Father’s Day – another be nice to XXXXXX day

Now I get it – we love our holidays and months. It is fun and spend the day honoring your Father Figures today. My concern over “days and months” is to me I see so many of these “events” becoming a substitute for real change, simply checking the obligation box of some social checklist on being inclusive or woke.  

However as with many of my thoughts, I agree I am odd man out so I go with the flow. I had this debate over “Special” Olympics – how can we say our goal is inclusion when we demand to be “Special”. The same came forward with a recent political advertisement I saw on social media – the ad was simply “Vote for XXXXXXX because she is a Latina Woman and we need to make sure there is one on the School Board”. Interesting concept in my mind, avoid the issues, avoid the qualifications, avoid how one will address the core focus of a school board member, improving education, opportunity and empowerment for students. No simply a statement based on division and privilege. 

However this is supposed to be about Father’s Day. I often say I was blessed to have parents who focused solely on self over community. Who used their children as pawns is a long perverse obsession of each other. One time my mother asked me a question, “did you not gain any knowledge from your father and I?” I responded, “Yes, when confronted with a quandary I simply think what would you two decide, and I have successfully eliminated a mistake”. So I had learned how to do things wrong and move forward.
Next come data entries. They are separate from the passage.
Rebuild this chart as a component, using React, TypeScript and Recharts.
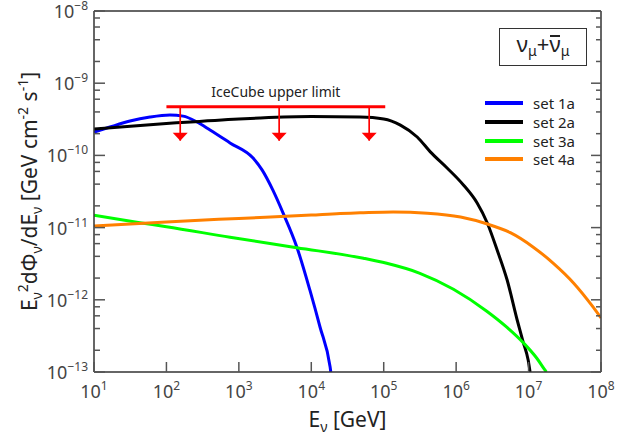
import React from "react";
import {
  LineChart,
  Line,
  XAxis,
  YAxis,
  Legend,
  ReferenceLine,
  ReferenceDot,
} from "recharts";

const FONT = '"Noto Sans", "DejaVu Sans", sans-serif';

// axis ticks
const xTicks = [1e1, 1e2, 1e3, 1e4, 1e5, 1e6, 1e7, 1e8];
const yMajor = [1e-13, 1e-12, 1e-11, 1e-10, 1e-9, 1e-8];
const yMinorSteps = [2, 4, 6, 8];
const yTicks = [
  ...yMajor,
  ...yMajor.slice(0, -1).flatMap((d) => yMinorSteps.map((m) => m * d)),
];

// set 1a (blue)
const set1aE = [10, 16.6, 31.4, 59.3, 112, 170, 265, 400, 755, 1570, 2090, 2950, 4070, 6310, 9550, 13200, 18200, 18600];
const set1aF = [2.1e-10, 2.47e-10, 2.99e-10, 3.4e-10, 3.63e-10, 3.5e-10, 2.9e-10, 2.25e-10, 1.49e-10, 9.2e-11, 6.3e-11, 3.3e-11, 1.6e-11, 5.4e-12, 1.37e-12, 4.2e-13, 1.17e-13, 1.0e-13];

// set 2a (black)
const set2aE = [10, 123, 1000, 1950, 1e4, 4.7e4, 1e5, 1.7e5, 2.9e5, 4.4e5, 7.5e5, 1.26e6, 1.95e6, 2.7e6, 3.68e6, 5.06e6, 6.96e6, 8.42e6, 9.87e6, 1.05e7];
const set2aF = [2.32e-10, 2.8e-10, 3.2e-10, 3.3e-10, 3.45e-10, 3.4e-10, 3.2e-10, 2.63e-10, 1.8e-10, 1.12e-10, 6.7e-11, 3.9e-11, 2.19e-11, 1.15e-11, 4.9e-12, 1.88e-12, 5.25e-13, 2.6e-13, 1.47e-13, 1.0e-13];

// set 3a (green)
const set3aE = [10, 43, 100, 755, 6310, 5.25e4, 1.1e5, 3.16e5, 9.18e5, 2.65e6, 5.0e6, 8.5e6, 1.3e7, 1.7e7, 1.76e7];
const set3aF = [1.48e-11, 1.17e-11, 1.03e-11, 7.35e-12, 5.27e-12, 3.76e-12, 3.2e-12, 2.33e-12, 1.4e-12, 6.95e-13, 4.18e-13, 2.53e-13, 1.55e-13, 1.05e-13, 1.0e-13];

// set 4a (orange)
const set4aE = [10, 100, 1000, 1e4, 2.5e4, 4.7e4, 1.35e5, 4e5, 1.15e6, 2.7e6, 5.6e6, 1.15e7, 2.2e7, 4.2e7, 7.8e7, 1e8];
const set4aF = [1.05e-11, 1.2e-11, 1.34e-11, 1.49e-11, 1.57e-11, 1.6e-11, 1.64e-11, 1.58e-11, 1.4e-11, 1.12e-11, 8.5e-12, 5.4e-12, 3.2e-12, 1.7e-12, 7.9e-13, 5.6e-13];

// IceCube upper limit
const limitE = [100, 1.05e5];
const limitFlux = 4.73e-10;
const arrowE = [155, 3600, 63000];
const arrowTipFlux = 1.6e-10;

const toPoints = (e: number[], f: number[]) => e.map((x, i) => ({ x, y: f[i] }));

const series = [
  { name: "set 1a", color: "#0000ff", data: toPoints(set1aE, set1aF) },
  { name: "set 2a", color: "#000000", data: toPoints(set2aE, set2aF) },
  { name: "set 3a", color: "#00ff00", data: toPoints(set3aE, set3aF) },
  { name: "set 4a", color: "#ff8000", data: toPoints(set4aE, set4aF) },
];

const TICK_COLOR = "#555";
const LABEL_COLOR = "#444";

const isMajor = (v: number) => {
  const l = Math.log10(v);
  return Math.abs(l - Math.round(l)) < 1e-6;
};

function BottomTick({ x, y, payload }: any) {
  const exp = Math.round(Math.log10(payload.value));
  return (
    <g>
      <line x1={x} y1={y} x2={x} y2={y - 10} stroke={TICK_COLOR} strokeWidth={1.5} />
      <text x={x} y={y + 26} textAnchor="middle" fontSize={18} fill={LABEL_COLOR} fontFamily={FONT}>
        10<tspan dy={-8} fontSize={12}>{exp}</tspan>
      </text>
    </g>
  );
}

function TopTick({ x, y }: any) {
  return <line x1={x} y1={y} x2={x} y2={y + 10} stroke={TICK_COLOR} strokeWidth={1.5} />;
}

function LeftTick({ x, y, payload }: any) {
  const major = isMajor(payload.value);
  const exp = Math.round(Math.log10(payload.value));
  return (
    <g>
      <line x1={x} y1={y} x2={x + (major ? 11 : 6)} y2={y} stroke={TICK_COLOR} strokeWidth={1.5} />
      {major && (
        <text x={x - 6} y={y + 7} textAnchor="end" fontSize={18} fill={LABEL_COLOR} fontFamily={FONT}>
          10<tspan dy={-8} fontSize={12}>{"\u2212" + Math.abs(exp)}</tspan>
        </text>
      )}
    </g>
  );
}

function RightTick({ x, y, payload }: any) {
  const major = isMajor(payload.value);
  return <line x1={x} y1={y} x2={x - (major ? 10 : 5)} y2={y} stroke={TICK_COLOR} strokeWidth={1.5} />;
}

function ArrowHead({ cx, cy }: any) {
  return <polygon points={`${cx - 7.5},${cy - 8} ${cx + 7.5},${cy - 8} ${cx},${cy}`} fill="#ff0000" />;
}

function XLabel({ viewBox }: any) {
  const cx = viewBox.x + viewBox.width / 2;
  return (
    <text x={cx} y={viewBox.y + 55} textAnchor="middle" fontSize={21} fill="#222" fontFamily={FONT}>
      E<tspan dy={5} fontSize={14}>ν</tspan>
      <tspan dy={-5}>{" [GeV]"}</tspan>
    </text>
  );
}

function YLabel({ viewBox }: any) {
  const cx = viewBox.x + 37;
  const cy = viewBox.y + viewBox.height / 2;
  return (
    <text
      transform={`translate(${cx},${cy}) rotate(-90)`}
      textAnchor="middle"
      fontSize={21}
      fill="#222"
      fontFamily={FONT}
    >
      E<tspan dy={5} fontSize={14}>ν</tspan>
      <tspan dy={-14} fontSize={14}>2</tspan>
      <tspan dy={9}>dΦ</tspan>
      <tspan dy={5} fontSize={14}>ν</tspan>
      <tspan dy={-5}>/dE</tspan>
      <tspan dy={5} fontSize={14}>ν</tspan>
      <tspan dy={-5}>{" [GeV cm"}</tspan>
      <tspan dy={-9} fontSize={14}>-2</tspan>
      <tspan dy={9}>{" s"}</tspan>
      <tspan dy={-9} fontSize={14}>-1</tspan>
      <tspan dy={9}>]</tspan>
    </text>
  );
}

function LegendBox({ payload }: any) {
  return (
    <div style={{ fontFamily: FONT, fontSize: 15, color: "#222" }}>
      {(payload || []).map((p: any) => (
        <div key={p.value} style={{ display: "flex", alignItems: "center", height: 18.7 }}>
          <span style={{ display: "inline-block", width: 38, height: 4, background: p.color, marginRight: 10 }} />
          <span>{p.value}</span>
        </div>
      ))}
    </div>
  );
}

export default function App() {
  return (
    <div style={{ position: "absolute", left: 0, top: 0, width: 633, height: 436 }}>
      <LineChart width={633} height={436} margin={{ top: 0, right: 0, bottom: 0, left: 0 }}>
        <XAxis
          xAxisId="top"
          orientation="top"
          type="number"
          scale="log"
          domain={[1e1, 1e8]}
          allowDataOverflow
          ticks={xTicks}
          interval={0}
          height={11}
          tickSize={0}
          tickMargin={0}
          tick={<TopTick />}
          axisLine={{ stroke: "#333", strokeWidth: 1.5 }}
        />
        <XAxis
          dataKey="x"
          type="number"
          scale="log"
          domain={[1e1, 1e8]}
          allowDataOverflow
          ticks={xTicks}
          interval={0}
          height={64}
          tickSize={0}
          tickMargin={0}
          tick={<BottomTick />}
          axisLine={{ stroke: "#333", strokeWidth: 1.5 }}
          label={XLabel}
        />
        <YAxis
          type="number"
          scale="log"
          domain={[1e-13, 1e-8]}
          allowDataOverflow
          ticks={yTicks}
          interval={0}
          width={94}
          tickSize={0}
          tickMargin={0}
          tick={<LeftTick />}
          axisLine={{ stroke: "#333", strokeWidth: 1.5 }}
          label={YLabel}
        />
        <YAxis
          yAxisId="right"
          orientation="right"
          type="number"
          scale="log"
          domain={[1e-13, 1e-8]}
          allowDataOverflow
          ticks={yTicks}
          interval={0}
          width={32}
          tickSize={0}
          tickMargin={0}
          tick={<RightTick />}
          axisLine={{ stroke: "#333", strokeWidth: 1.5 }}
        />
        {series.map((s) => (
          <Line
            key={s.name}
            data={s.data}
            dataKey="y"
            name={s.name}
            type="monotone"
            stroke={s.color}
            strokeWidth={3}
            dot={false}
            isAnimationActive={false}
          />
        ))}
        <ReferenceLine
          segment={[
            { x: limitE[0], y: limitFlux },
            { x: limitE[1], y: limitFlux },
          ]}
          stroke="#ff0000"
          strokeWidth={3}
          label={{
            value: "IceCube upper limit",
            position: "top",
            offset: 10,
            fill: "#222",
            fontSize: 14,
            fontFamily: FONT,
          }}
        />
        {arrowE.map((e) => (
          <ReferenceLine
            key={"stem" + e}
            segment={[
              { x: e, y: limitFlux },
              { x: e, y: arrowTipFlux },
            ]}
            stroke="#ff0000"
            strokeWidth={1.7}
          />
        ))}
        {arrowE.map((e) => (
          <ReferenceDot key={"head" + e} x={e} y={arrowTipFlux} shape={ArrowHead} />
        ))}
        <Legend
          layout="vertical"
          align="center"
          verticalAlign="middle"
          wrapperStyle={{ left: 485, top: 94, width: "auto", height: "auto" }}
          content={LegendBox}
        />
      </LineChart>
      <div
        style={{
          position: "absolute",
          left: 499,
          top: 28,
          width: 86,
          height: 36,
          border: "1.2px solid #333",
          display: "flex",
          alignItems: "center",
          justifyContent: "center",
          fontFamily: FONT,
          fontSize: 22,
          lineHeight: "30px",
          color: "#222",
        }}
      >
        <span>
          ν<sub style={{ fontSize: 14, verticalAlign: -4 }}>μ</sub>+
          <span style={{ position: "relative", display: "inline-block" }}>
            ν
            <span
              style={{
                position: "absolute",
                left: 1,
                right: 1,
                top: 7,
                height: 1.6,
                background: "#222",
              }}
            />
          </span>
          <sub style={{ fontSize: 14, verticalAlign: -4 }}>μ</sub>
        </span>
      </div>
    </div>
  );
}
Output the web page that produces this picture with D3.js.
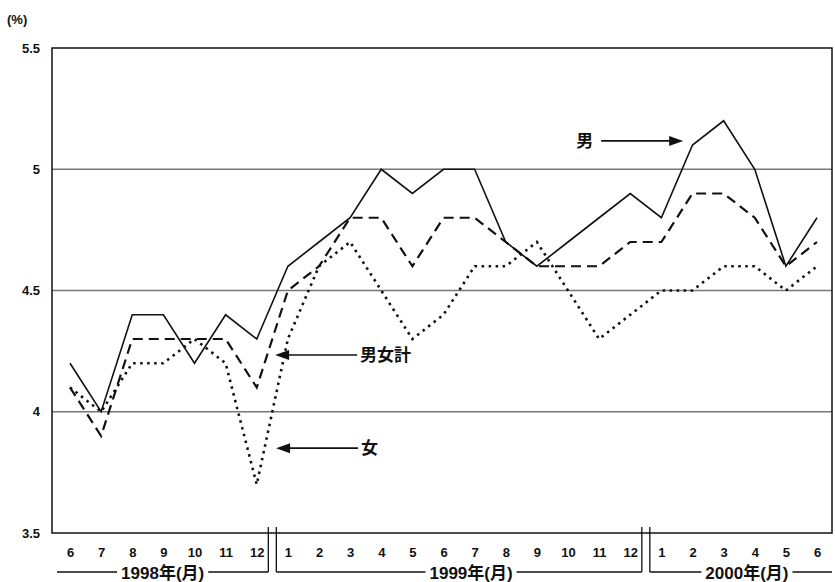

I have goals – and in my mind goals are based on a journey that has no end. By this I mean you vision what you wish to accomplish and as you get closer to your goal, you adjust, you find ways to improve what you wish to accomplish, you read, you listen, you learn. Therefore your goal is towards a higher level, an improvement over the mold. I say this to explain why I do not believe I have reached my goals because on my journey I always see new ways, new methods, new ideas and must adjust the finish line.

My goal as a “Father” moves much in this methodology. I am very proud of my children. Each one has accomplished so much and are huge successes as individuals. They are also close and communicate with each other. This was an area where my parents failed, in my opinion deliberately. The weak believe that division and pointing fingers is the only way to boast one self. I differ, allowing people, especially your children to establish their own relationships out of parental control is empowering for them. My goals with my children will never end. I hope they see, by example that you can accomplish anything when you focus like a monomaniac on a mission and work ethic to put in the effort.

I have also sought to help fill a gap left by the males (I did not use men on purpose) who have not, will not or cannot be the influence demanded by their actions creating a child. This was so prevalent as I coached youth sports and Special Olympics. This as well is an unobtainable goal, however my vision was always hoping at the end of life, one might say their life was simply a little better because Keith was in it.

So keep on keeping on. Take the time to appreciate and remember those who provide the influence and guidance of a father figure everyday. More importantly to the MEN out their who fill those gaps, be dedicated to perfecting your mission and focus on improving the value you bring to others.